Up next, the DRAGON WITH A CHOCOLATE HEART by Stephanie Burgis.

From goodreads: "Aventurine is the fiercest, bravest dragon there is. And she's ready to prove it to her family by leaving the safety of their mountain cave and capturing the most dangerous prey of all: a human. But when the human she finds tricks her into drinking enchanted hot chocolate, Aventurine is transformed into a puny human girl with tiny blunt teeth, no fire, and not one single claw.

But she's still the fiercest creature in the mountains -- and now she's found her true passion: chocolate! All she has to do is get herself an apprenticeship (whatever that is) in a chocolate house (which sounds delicious), and she'll be conquering new territory in no time...won't she?"


And after that, CARAVEL by Stephanie Garber.

Remember, it’s only a game…

Scarlett Dragna has never left the tiny island where she and her sister, Tella, live with their powerful, and cruel, father. Now Scarlett’s father has arranged a marriage for her, and Scarlett thinks her dreams of seeing Caraval—the faraway, once-a-year performance where the audience participates in the show—are over.

But this year, Scarlett’s long-dreamt-of invitation finally arrives. With the help of a mysterious sailor, Tella whisks Scarlett away to the show. Only, as soon as they arrive, Tella is kidnapped by Caraval’s mastermind organizer, Legend. It turns out that this season’s Caraval revolves around Tella, and whoever finds her first is the winner.

Scarlett has been told that everything that happens during Caraval is only an elaborate performance. Nevertheless she becomes enmeshed in a game of love, heartbreak, and magic. And whether Caraval is real or not, Scarlett must find Tella before the five nights of the game are over or a dangerous domino effect of consequences will be set off, and her beloved sister will disappear forever.


And finally, I don't even have this book in my house yet, but I am SO excited to read it, based on the description and the fact that I've heard people talking about how they can't stop thinking about it after they read it. I have a feeling it's going to be one of those - I wish I'd written that type of books.

Years ago, Rachel had a crush on Henry Jones. The day before she moved away, she tucked a love letter into his favorite book in his family’s bookshop. She waited. But Henry never came. 

Now Rachel has returned to the city—and to the bookshop—to work alongside the boy she’d rather not see, if at all possible, for the rest of her life. But Rachel needs the distraction, and the escape. Her brother drowned months ago, and she can’t feel anything anymore.
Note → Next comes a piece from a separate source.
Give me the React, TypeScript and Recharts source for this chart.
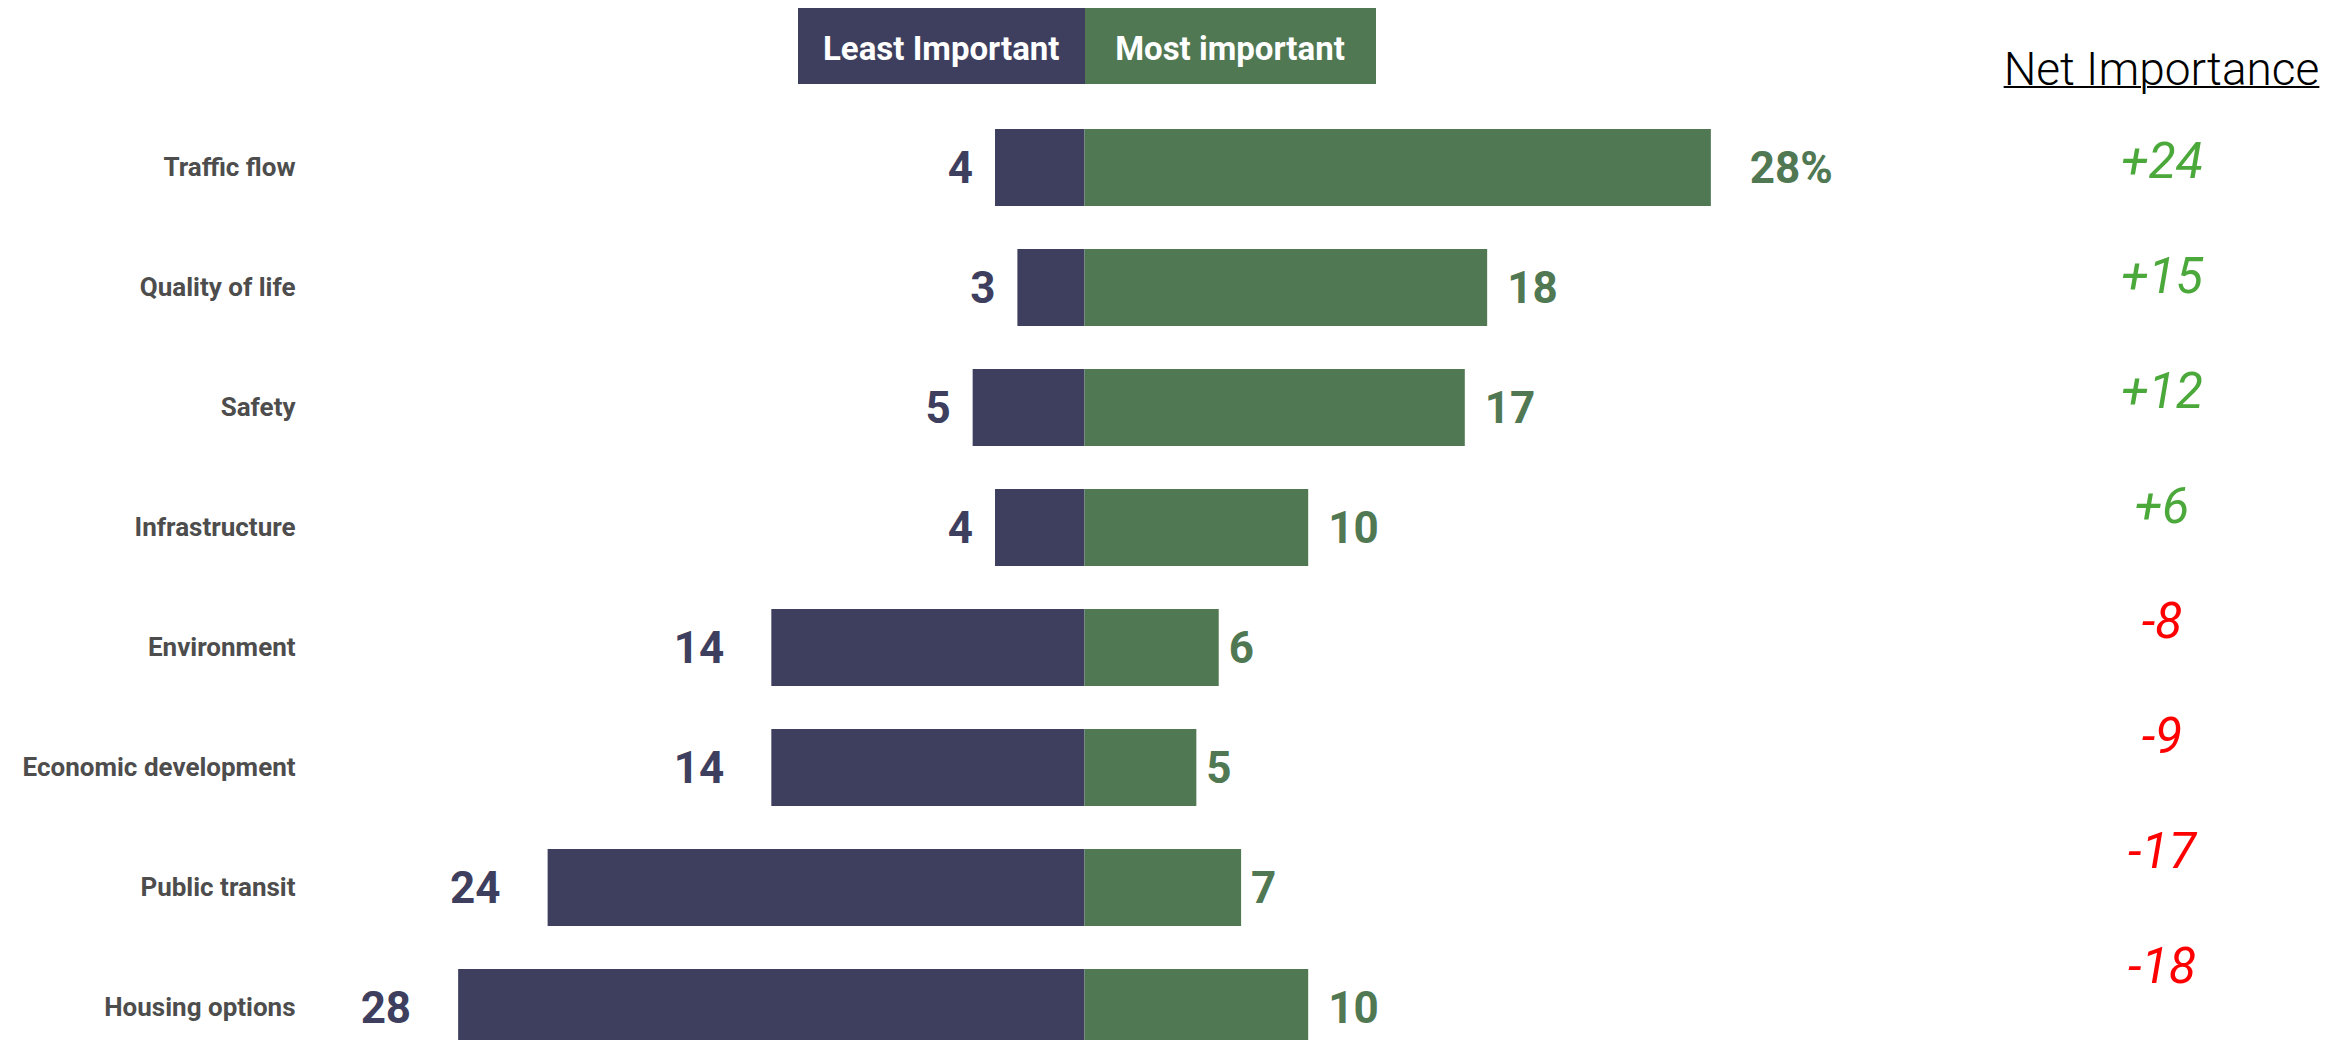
import React from "react";
import { BarChart, Bar, XAxis, YAxis, LabelList } from "recharts";

const CATEGORIES = [
  "Traffic flow",
  "Quality of life",
  "Safety",
  "Infrastructure",
  "Environment",
  "Economic development",
  "Public transit",
  "Housing options",
];
const LEAST_IMPORTANT = [4, 3, 5, 4, 14, 14, 24, 28];
const MOST_IMPORTANT = [28, 18, 17, 10, 6, 5, 7, 10];
const NET_IMPORTANCE = [24, 15, 12, 6, -8, -9, -17, -18];

const NAVY = "#3e3f5e";
const GREEN = "#507853";
const NET_GREEN = "#4ba83a";
const NET_RED = "#ff0000";
const FONT = "Roboto, 'Open Sans', sans-serif";

const data = CATEGORIES.map((name, i) => ({
  name,
  least: -LEAST_IMPORTANT[i],
  most: MOST_IMPORTANT[i],
}));

const netData = CATEGORIES.map((name, i) => ({
  name,
  net: NET_IMPORTANCE[i],
  netLabel: (NET_IMPORTANCE[i] > 0 ? "+" : "") + NET_IMPORTANCE[i],
}));

// label gaps by text length (matches the original spacing)
const LEFT_GAP = [0, 22, 47, 70];
const RIGHT_GAP = [0, 10, 20, 39];

const getBox = (props: any) => {
  const vb = props.viewBox || {};
  const x = vb.x ?? props.x;
  const y = vb.y ?? props.y;
  const w = vb.width ?? props.width;
  const h = vb.height ?? props.height;
  return { left: Math.min(x, x + w), right: Math.max(x, x + w), cy: y + h / 2 };
};

const renderLeastLabel = (props: any) => {
  const { left, cy } = getBox(props);
  const text = String(Math.abs(Number(props.value)));
  return (
    <text
      x={left - LEFT_GAP[text.length]}
      y={cy}
      dy="0.355em"
      textAnchor="end"
      fill={NAVY}
      fontSize={44}
      fontWeight="bold"
      fontFamily={FONT}
    >
      {text}
    </text>
  );
};

const renderMostLabel = (props: any) => {
  const { right, cy } = getBox(props);
  const text = props.index === 0 ? `${props.value}%` : String(props.value);
  return (
    <text
      x={right + RIGHT_GAP[text.length]}
      y={cy}
      dy="0.355em"
      textAnchor="start"
      fill={GREEN}
      fontSize={44}
      fontWeight="bold"
      fontFamily={FONT}
    >
      {text}
    </text>
  );
};

const CategoryTick = ({ x, y, payload }: any) => (
  <text
    x={x}
    y={y}
    dy="0.355em"
    textAnchor="end"
    fill="#4d4d4d"
    fontSize={26}
    fontWeight="bold"
    fontFamily={FONT}
  >
    {payload.value}
  </text>
);

const NetTick = ({ x, y, payload }: any) => (
  <text
    x={x}
    y={y}
    dy="0.355em"
    textAnchor="middle"
    fill={String(payload.value).startsWith("+") ? NET_GREEN : NET_RED}
    fontSize={50}
    fontWeight={400}
    fontStyle="italic"
    fontFamily={FONT}
  >
    {payload.value}
  </text>
);

const legendBox: React.CSSProperties = {
  position: "absolute",
  top: 0,
  height: 76,
  lineHeight: "81px",
  overflow: "hidden",
  textAlign: "center",
  color: "#ffffff",
  fontFamily: FONT,
  fontWeight: "bold",
  fontSize: 33,
};

export default function App() {
  return (
    <div
      style={{
        position: "fixed",
        left: 8,
        top: 8,
        width: 2343,
        height: 1032,
        overflow: "hidden",
        background: "#ffffff",
      }}
    >
      <div style={{ ...legendBox, left: 790, width: 286.5, background: NAVY }}>
        Least Important
      </div>
      <div style={{ ...legendBox, left: 1076.5, width: 291, background: GREEN }}>
        Most important
      </div>

      <div style={{ position: "absolute", left: 0, top: 0 }}>
        <BarChart
          width={1848}
          height={1059}
          data={data}
          layout="vertical"
          stackOffset="sign"
          margin={{ top: 99, right: 100.4, bottom: 0, left: 0 }}
        >
          <XAxis type="number" domain={[-35, 30]} hide />
          <YAxis
            type="category"
            dataKey="name"
            width={293.55}
            axisLine={false}
            tickLine={false}
            tickSize={0}
            tickMargin={6}
            tick={<CategoryTick />}
            interval={0}
          />
          <Bar dataKey="least" stackId="s" fill={NAVY} barSize={77} isAnimationActive={false}>
            <LabelList dataKey="least" content={renderLeastLabel} />
          </Bar>
          <Bar dataKey="most" stackId="s" fill={GREEN} barSize={77} isAnimationActive={false}>
            <LabelList dataKey="most" content={renderMostLabel} />
          </Bar>
        </BarChart>
      </div>

      <div
        style={{
          position: "absolute",
          left: 1953.5,
          top: 38.3,
          width: 400,
          textAlign: "center",
          fontFamily: FONT,
          fontWeight: 300,
          fontSize: 46,
          lineHeight: "46px",
          color: "#000000",
          textDecoration: "underline",
          textDecorationThickness: 2,
        }}
      >
        Net Importance
      </div>

      <div style={{ position: "absolute", left: 1954, top: 0 }}>
        <BarChart
          width={380}
          height={1015.25}
          data={netData}
          layout="vertical"
          margin={{ top: 94.45, right: 176, bottom: 0, left: 0 }}
        >
          <XAxis type="number" hide />
          <YAxis
            type="category"
            dataKey="netLabel"
            width={200}
            axisLine={false}
            tickLine={false}
            tickSize={0}
            tickMargin={0}
            tick={<NetTick />}
            interval={0}
          />
          <Bar dataKey="net" fill="none" isAnimationActive={false} />
        </BarChart>
      </div>
    </div>
  );
}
She can’t see her future.

Henry’s future isn’t looking too promising, either. His girlfriend dumped him. The bookstore is slipping away. And his family is breaking apart.

As Henry and Rachel work side by side—surrounded by books, watching love stories unfold, exchanging letters between the pages—they find hope in each other. Because life may be uncontrollable, even unbearable sometimes. But it’s possible that words, and love, and second chances are enough.

Too many books, too little time. Story of my life.